▸ STATED TASK: Repeat the material exactly from its first line to the line that includes "(0,0) rectangle (1189,858);". Skip pictures.

▸ DATASET EXCERPT:

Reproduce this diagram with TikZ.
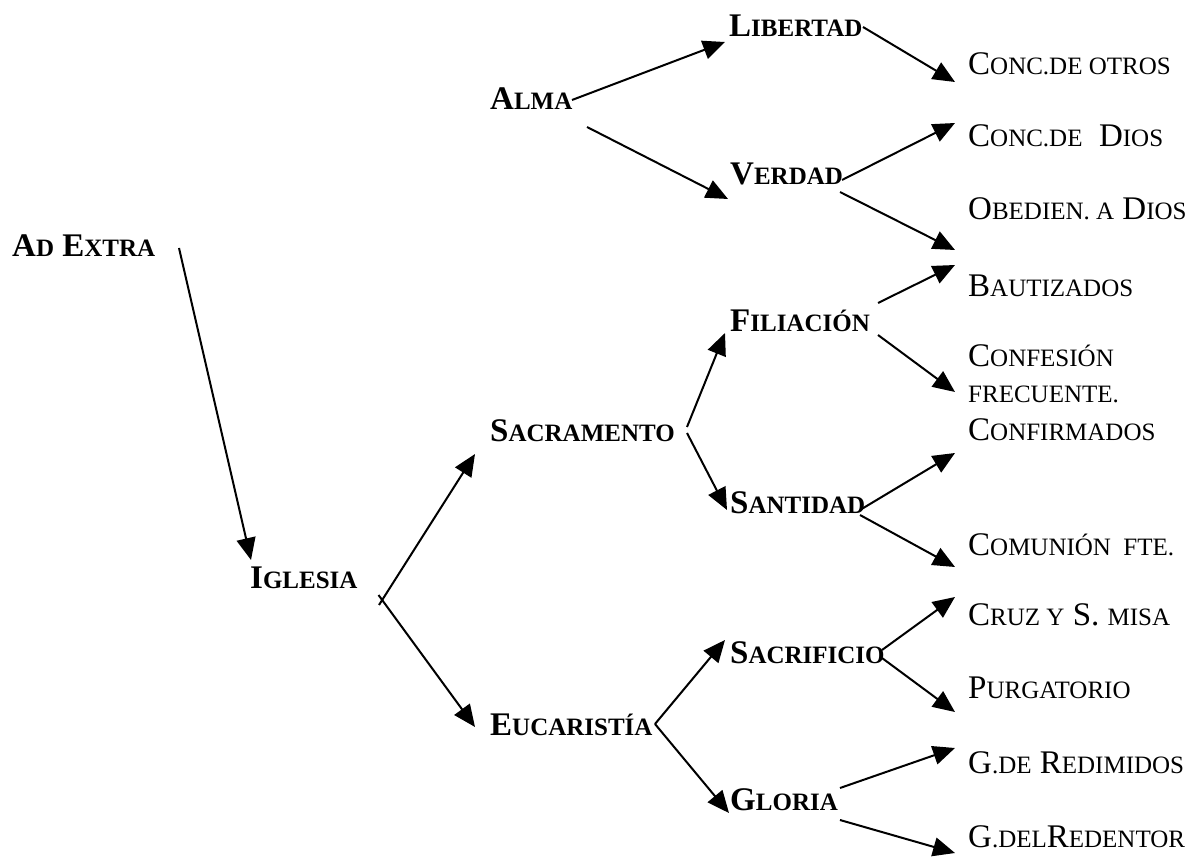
\documentclass[tikz,border=0pt]{standalone}
\usepackage{fontspec}
\setmainfont{Liberation Serif}
\newfontfamily\tnr{Liberation Serif}
\usetikzlibrary{arrows.meta}
% reduced capitals used for the small-caps part of each label
\newcommand\sm[1]{{\fontsize{25}{30}\selectfont #1}}
\begin{document}
\begin{tikzpicture}[x=1pt,y=-1pt,
  lbl/.style={anchor=base west, inner sep=0pt, font=\tnr\fontsize{33}{38}\selectfont},
  key/.style={anchor=base west, inner sep=0pt, font=\tnr\fontsize{33}{38}\selectfont\bfseries},
  arr/.style={line width=2pt, -{Triangle[length=22pt,width=19pt]}}]
\useasboundingbox (0,0) rectangle (1189,858);

% main concepts
\node[key] (adx)  at (12,257)  {A\sm{D} E\sm{XTRA}};
\node[key] (igl)  at (250,588) {I\sm{GLESIA}};
\node[key] (alma) at (490,110) {A\sm{LMA}};
\node[key] (sac)  at (490,442) {S\sm{ACRAMENTO}};
\node[key] (euc)  at (490,735) {E\sm{UCARISTÍA}};
\node[key] (lib)  at (729,37)  {L\sm{IBERTAD}};
\node[key] (ver)  at (730,185) {V\sm{ERDAD}};
\node[key] (fil)  at (730,332) {F\sm{ILIACIÓN}};
\node[key] (san)  at (730,513) {S\sm{ANTIDAD}};
\node[key] (sacf) at (730,663) {S\sm{ACRIFICIO}};
\node[key] (glo)  at (730,810) {G\sm{LORIA}};

% consequences
\node[lbl] (cdo)   at (968,75)  {C\sm{ONC.DE OTROS}};
\node[lbl] (cdd)   at (968,147) {C\sm{ONC.DE}\ \ D\sm{IOS}};
\node[lbl] (obe)   at (968,220) {O\sm{BEDIEN. A} D\sm{IOS}};
\node[lbl] (bau)   at (968,297) {B\sm{AUTIZADOS}};
\node[lbl] (conf)  at (968,367) {C\sm{ONFESIÓN}};
\node[lbl] (frec)  at (968,403) {\sm{FRECUENTE.}};
\node[lbl] (confi) at (968,440) {C\sm{ONFIRMADOS}};
\node[lbl] (com)   at (968,555) {C\sm{OMUNIÓN\ \ FTE.}};
\node[lbl] (cruz)  at (968,625) {C\sm{RUZ Y} S. \sm{MISA}};
\node[lbl] (pur)   at (968,698) {P\sm{URGATORIO}};
\node[lbl] (gdr)   at (968,773) {G\sm{.DE} R\sm{EDIMIDOS}};
\node[lbl] (gdl)   at (968,847) {G\sm{.DEL}R\sm{EDENTOR}};

% connectors
\draw[arr] ([shift={(167,-9)}]adx.base west) -- ([shift={(1,-28)}]igl.base west);
\draw[arr] ([shift={(129,17)}]igl.base west) -- ([shift={(-15,12)}]sac.base west);
\draw[arr] ([shift={(128.5,7)}]igl.base west) -- ([shift={(-15,-8)}]euc.base west);

\draw[arr] ([shift={(82,-10)}]alma.base west) -- ([shift={(-4,5)}]lib.base west);
\draw[arr] ([shift={(97,17)}]alma.base west) -- ([shift={(-2,14)}]ver.base west);
\draw[arr] ([shift={(197,-15)}]sac.base west) -- ([shift={(-5,1)}]fil.base west);
\draw[arr] ([shift={(197,-9)}]sac.base west) -- ([shift={(-3,-3)}]san.base west);
\draw[arr] ([shift={(165,-11)}]euc.base west) -- ([shift={(-5,-23)}]sacf.base west);
\draw[arr] ([shift={(165,-11)}]euc.base west) -- ([shift={(-1,3)}]glo.base west);

\draw[arr] ([shift={(134,-10)}]lib.base west) -- ([shift={(-13,7)}]cdo.base west);
\draw[arr] ([shift={(112,-5)}]ver.base west) -- ([shift={(-13,-24)}]cdd.base west);
\draw[arr] ([shift={(110,7)}]ver.base west) -- ([shift={(-13,30)}]obe.base west);
\draw[arr] ([shift={(148,-29)}]fil.base west) -- ([shift={(-13,-32)}]bau.base west);
\draw[arr] ([shift={(148,3)}]fil.base west) -- ([shift={(-13,25)}]conf.base west);
\draw[arr] ([shift={(130,-3)}]san.base west) -- ([shift={(-13,13)}]confi.base west);
\draw[arr] ([shift={(130,2)}]san.base west) -- ([shift={(-13,12)}]com.base west);
\draw[arr] ([shift={(152,-13)}]sacf.base west) -- ([shift={(-13,-28)}]cruz.base west);
\draw[arr] ([shift={(152,-5)}]sacf.base west) -- ([shift={(-13,14)}]pur.base west);
\draw[arr] ([shift={(110,-22)}]glo.base west) -- ([shift={(-13,-25)}]gdr.base west);
\draw[arr] ([shift={(110,10)}]glo.base west) -- ([shift={(-13,6)}]gdl.base west);
\end{tikzpicture}
\end{document}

▸ WORKED SOLUTION:
Reproduce this diagram with TikZ.
\documentclass[tikz,border=0pt]{standalone}
\usepackage{fontspec}
\setmainfont{Liberation Serif}
\newfontfamily\tnr{Liberation Serif}
\usetikzlibrary{arrows.meta}
% reduced capitals used for the small-caps part of each label
\newcommand\sm[1]{{\fontsize{25}{30}\selectfont #1}}
\begin{document}
\begin{tikzpicture}[x=1pt,y=-1pt,
  lbl/.style={anchor=base west, inner sep=0pt, font=\tnr\fontsize{33}{38}\selectfont},
  key/.style={anchor=base west, inner sep=0pt, font=\tnr\fontsize{33}{38}\selectfont\bfseries},
  arr/.style={line width=2pt, -{Triangle[length=22pt,width=19pt]}}]
\useasboundingbox (0,0) rectangle (1189,858);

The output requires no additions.